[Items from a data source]

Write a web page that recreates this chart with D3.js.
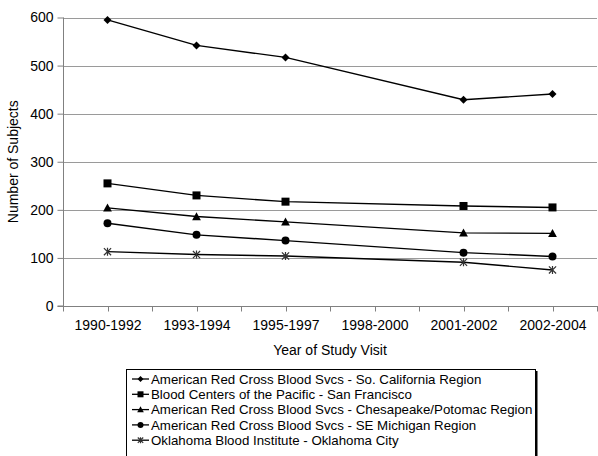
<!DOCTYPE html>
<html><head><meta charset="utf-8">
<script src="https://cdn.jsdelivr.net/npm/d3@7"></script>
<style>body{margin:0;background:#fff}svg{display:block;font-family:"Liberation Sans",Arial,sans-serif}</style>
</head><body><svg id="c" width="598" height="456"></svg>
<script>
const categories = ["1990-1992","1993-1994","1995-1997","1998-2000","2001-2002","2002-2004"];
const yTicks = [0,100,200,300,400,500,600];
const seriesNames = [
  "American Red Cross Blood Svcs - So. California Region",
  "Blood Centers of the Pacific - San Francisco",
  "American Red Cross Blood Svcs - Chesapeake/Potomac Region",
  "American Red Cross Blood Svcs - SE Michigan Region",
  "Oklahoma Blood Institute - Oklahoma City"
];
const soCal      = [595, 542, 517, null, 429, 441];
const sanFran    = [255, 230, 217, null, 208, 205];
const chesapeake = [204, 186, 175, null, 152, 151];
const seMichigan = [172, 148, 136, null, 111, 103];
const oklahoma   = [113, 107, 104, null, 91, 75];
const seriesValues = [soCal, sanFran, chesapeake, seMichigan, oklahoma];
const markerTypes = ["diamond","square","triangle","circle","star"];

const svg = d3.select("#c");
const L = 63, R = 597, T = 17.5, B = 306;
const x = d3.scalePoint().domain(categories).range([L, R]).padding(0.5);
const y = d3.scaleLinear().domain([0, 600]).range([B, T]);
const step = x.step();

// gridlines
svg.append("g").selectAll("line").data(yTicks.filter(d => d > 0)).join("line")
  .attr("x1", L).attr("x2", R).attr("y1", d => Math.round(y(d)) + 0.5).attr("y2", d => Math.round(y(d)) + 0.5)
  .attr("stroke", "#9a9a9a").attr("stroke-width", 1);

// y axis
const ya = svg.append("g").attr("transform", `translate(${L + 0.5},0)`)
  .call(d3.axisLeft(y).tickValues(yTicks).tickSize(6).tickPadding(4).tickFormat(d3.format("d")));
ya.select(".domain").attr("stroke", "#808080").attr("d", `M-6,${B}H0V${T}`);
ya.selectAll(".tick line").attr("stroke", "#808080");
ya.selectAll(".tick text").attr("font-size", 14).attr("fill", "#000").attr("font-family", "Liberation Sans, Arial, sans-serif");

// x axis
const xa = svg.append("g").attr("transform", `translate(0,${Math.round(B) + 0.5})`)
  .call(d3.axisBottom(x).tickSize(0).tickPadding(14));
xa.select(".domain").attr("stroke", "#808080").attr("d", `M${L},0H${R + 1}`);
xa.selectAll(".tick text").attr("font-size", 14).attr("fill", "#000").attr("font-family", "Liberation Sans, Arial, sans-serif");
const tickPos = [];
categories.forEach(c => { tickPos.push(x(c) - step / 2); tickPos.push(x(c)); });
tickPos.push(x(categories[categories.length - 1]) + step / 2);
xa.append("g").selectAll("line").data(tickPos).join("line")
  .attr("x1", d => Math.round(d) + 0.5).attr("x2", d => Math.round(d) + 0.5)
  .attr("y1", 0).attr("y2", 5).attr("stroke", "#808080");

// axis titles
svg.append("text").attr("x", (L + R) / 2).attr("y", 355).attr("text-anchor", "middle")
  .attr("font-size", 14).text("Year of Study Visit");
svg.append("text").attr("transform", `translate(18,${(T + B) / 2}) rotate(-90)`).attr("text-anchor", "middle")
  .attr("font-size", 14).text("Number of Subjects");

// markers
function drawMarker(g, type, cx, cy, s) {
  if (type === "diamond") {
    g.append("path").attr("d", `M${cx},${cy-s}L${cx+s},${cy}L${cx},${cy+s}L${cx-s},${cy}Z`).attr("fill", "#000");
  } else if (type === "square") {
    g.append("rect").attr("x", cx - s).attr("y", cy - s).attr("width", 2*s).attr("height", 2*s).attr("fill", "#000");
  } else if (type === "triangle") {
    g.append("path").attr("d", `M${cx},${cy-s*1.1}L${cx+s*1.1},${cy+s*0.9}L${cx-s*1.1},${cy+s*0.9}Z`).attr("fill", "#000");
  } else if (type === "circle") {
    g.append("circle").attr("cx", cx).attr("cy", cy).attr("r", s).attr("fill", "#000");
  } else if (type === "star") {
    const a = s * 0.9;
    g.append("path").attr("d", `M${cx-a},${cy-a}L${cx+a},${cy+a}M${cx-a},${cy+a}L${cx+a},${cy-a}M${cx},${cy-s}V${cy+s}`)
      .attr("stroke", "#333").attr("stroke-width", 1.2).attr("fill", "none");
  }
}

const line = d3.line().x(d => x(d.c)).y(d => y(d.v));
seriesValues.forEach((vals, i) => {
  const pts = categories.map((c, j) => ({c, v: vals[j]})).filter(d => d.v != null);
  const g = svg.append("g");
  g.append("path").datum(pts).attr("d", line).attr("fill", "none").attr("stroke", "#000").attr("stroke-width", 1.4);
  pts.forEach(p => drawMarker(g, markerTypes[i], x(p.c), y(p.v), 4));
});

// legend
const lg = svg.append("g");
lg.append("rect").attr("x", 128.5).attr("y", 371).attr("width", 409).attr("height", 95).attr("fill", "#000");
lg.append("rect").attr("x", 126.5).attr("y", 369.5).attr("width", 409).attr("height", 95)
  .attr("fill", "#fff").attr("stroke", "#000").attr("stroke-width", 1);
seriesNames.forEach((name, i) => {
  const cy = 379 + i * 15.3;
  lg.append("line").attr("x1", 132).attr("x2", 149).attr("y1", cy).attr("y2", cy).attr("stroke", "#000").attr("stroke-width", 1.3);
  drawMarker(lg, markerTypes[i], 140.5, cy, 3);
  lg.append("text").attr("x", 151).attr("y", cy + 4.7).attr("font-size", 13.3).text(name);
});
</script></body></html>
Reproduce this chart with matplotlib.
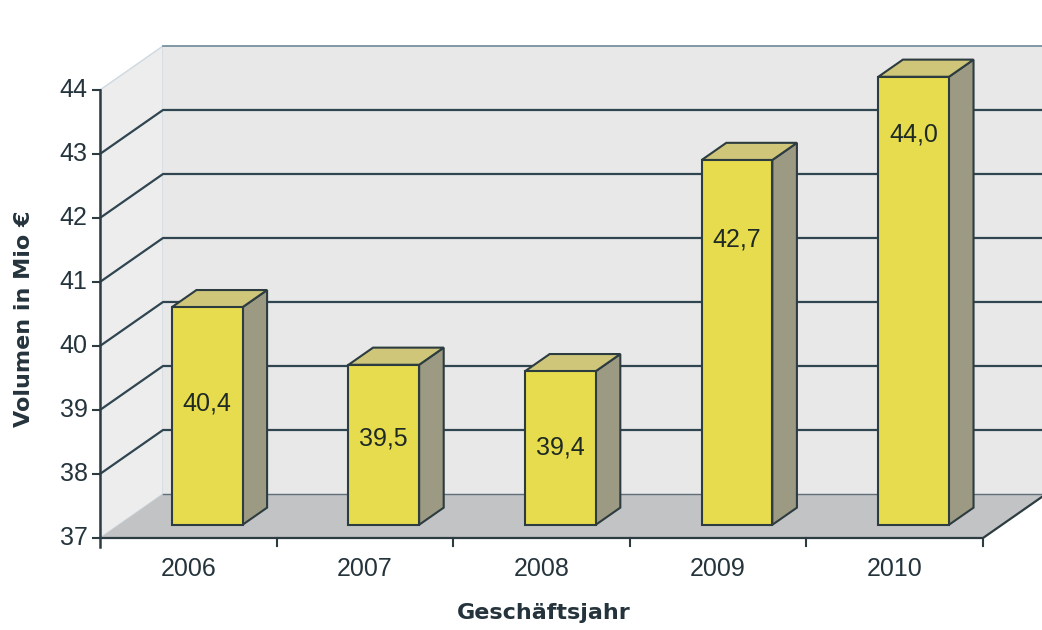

GIVEN REQUEST –
Reproduce the whole listing above word for word, but not its pictures.

WORKED ANSWER –
Write a web page that recreates this chart with D3.js.
<!DOCTYPE html>
<html><head><meta charset="utf-8">
<script src="https://cdn.jsdelivr.net/npm/d3@7"></script>
<style>body{margin:0;background:#fff}svg{display:block;font-family:"Liberation Sans",Arial,sans-serif}</style>
</head><body><svg id="c" width="598" height="456"></svg>
<script>
const categories = ["1990-1992","1993-1994","1995-1997","1998-2000","2001-2002","2002-2004"];
const yTicks = [0,100,200,300,400,500,600];
const seriesNames = [
  "American Red Cross Blood Svcs - So. California Region",
  "Blood Centers of the Pacific - San Francisco",
  "American Red Cross Blood Svcs - Chesapeake/Potomac Region",
  "American Red Cross Blood Svcs - SE Michigan Region",
  "Oklahoma Blood Institute - Oklahoma City"
];
const soCal      = [595, 542, 517, null, 429, 441];
const sanFran    = [255, 230, 217, null, 208, 205];
const chesapeake = [204, 186, 175, null, 152, 151];
const seMichigan = [172, 148, 136, null, 111, 103];
const oklahoma   = [113, 107, 104, null, 91, 75];
const seriesValues = [soCal, sanFran, chesapeake, seMichigan, oklahoma];
const markerTypes = ["diamond","square","triangle","circle","star"];

const svg = d3.select("#c");
const L = 63, R = 597, T = 17.5, B = 306;
const x = d3.scalePoint().domain(categories).range([L, R]).padding(0.5);
const y = d3.scaleLinear().domain([0, 600]).range([B, T]);
const step = x.step();

// gridlines
svg.append("g").selectAll("line").data(yTicks.filter(d => d > 0)).join("line")
  .attr("x1", L).attr("x2", R).attr("y1", d => Math.round(y(d)) + 0.5).attr("y2", d => Math.round(y(d)) + 0.5)
  .attr("stroke", "#9a9a9a").attr("stroke-width", 1);

// y axis
const ya = svg.append("g").attr("transform", `translate(${L + 0.5},0)`)
  .call(d3.axisLeft(y).tickValues(yTicks).tickSize(6).tickPadding(4).tickFormat(d3.format("d")));
ya.select(".domain").attr("stroke", "#808080").attr("d", `M-6,${B}H0V${T}`);
ya.selectAll(".tick line").attr("stroke", "#808080");
ya.selectAll(".tick text").attr("font-size", 14).attr("fill", "#000").attr("font-family", "Liberation Sans, Arial, sans-serif");

// x axis
const xa = svg.append("g").attr("transform", `translate(0,${Math.round(B) + 0.5})`)
  .call(d3.axisBottom(x).tickSize(0).tickPadding(14));
xa.select(".domain").attr("stroke", "#808080").attr("d", `M${L},0H${R + 1}`);
xa.selectAll(".tick text").attr("font-size", 14).attr("fill", "#000").attr("font-family", "Liberation Sans, Arial, sans-serif");
const tickPos = [];
categories.forEach(c => { tickPos.push(x(c) - step / 2); tickPos.push(x(c)); });
tickPos.push(x(categories[categories.length - 1]) + step / 2);
xa.append("g").selectAll("line").data(tickPos).join("line")
  .attr("x1", d => Math.round(d) + 0.5).attr("x2", d => Math.round(d) + 0.5)
  .attr("y1", 0).attr("y2", 5).attr("stroke", "#808080");

// axis titles
svg.append("text").attr("x", (L + R) / 2).attr("y", 355).attr("text-anchor", "middle")
  .attr("font-size", 14).text("Year of Study Visit");
svg.append("text").attr("transform", `translate(18,${(T + B) / 2}) rotate(-90)`).attr("text-anchor", "middle")
  .attr("font-size", 14).text("Number of Subjects");

// markers
function drawMarker(g, type, cx, cy, s) {
  if (type === "diamond") {
    g.append("path").attr("d", `M${cx},${cy-s}L${cx+s},${cy}L${cx},${cy+s}L${cx-s},${cy}Z`).attr("fill", "#000");
  } else if (type === "square") {
    g.append("rect").attr("x", cx - s).attr("y", cy - s).attr("width", 2*s).attr("height", 2*s).attr("fill", "#000");
  } else if (type === "triangle") {
    g.append("path").attr("d", `M${cx},${cy-s*1.1}L${cx+s*1.1},${cy+s*0.9}L${cx-s*1.1},${cy+s*0.9}Z`).attr("fill", "#000");
  } else if (type === "circle") {
    g.append("circle").attr("cx", cx).attr("cy", cy).attr("r", s).attr("fill", "#000");
  } else if (type === "star") {
    const a = s * 0.9;
    g.append("path").attr("d", `M${cx-a},${cy-a}L${cx+a},${cy+a}M${cx-a},${cy+a}L${cx+a},${cy-a}M${cx},${cy-s}V${cy+s}`)
      .attr("stroke", "#333").attr("stroke-width", 1.2).attr("fill", "none");
  }
}

const line = d3.line().x(d => x(d.c)).y(d => y(d.v));
seriesValues.forEach((vals, i) => {
  const pts = categories.map((c, j) => ({c, v: vals[j]})).filter(d => d.v != null);
  const g = svg.append("g");
  g.append("path").datum(pts).attr("d", line).attr("fill", "none").attr("stroke", "#000").attr("stroke-width", 1.4);
  pts.forEach(p => drawMarker(g, markerTypes[i], x(p.c), y(p.v), 4));
});

// legend
const lg = svg.append("g");
lg.append("rect").attr("x", 128.5).attr("y", 371).attr("width", 409).attr("height", 95).attr("fill", "#000");
lg.append("rect").attr("x", 126.5).attr("y", 369.5).attr("width", 409).attr("height", 95)
  .attr("fill", "#fff").attr("stroke", "#000").attr("stroke-width", 1);
seriesNames.forEach((name, i) => {
  const cy = 379 + i * 15.3;
  lg.append("line").attr("x1", 132).attr("x2", 149).attr("y1", cy).attr("y2", cy).attr("stroke", "#000").attr("stroke-width", 1.3);
  drawMarker(lg, markerTypes[i], 140.5, cy, 3);
  lg.append("text").attr("x", 151).attr("y", cy + 4.7).attr("font-size", 13.3).text(name);
});
</script></body></html>
Reproduce this chart with matplotlib.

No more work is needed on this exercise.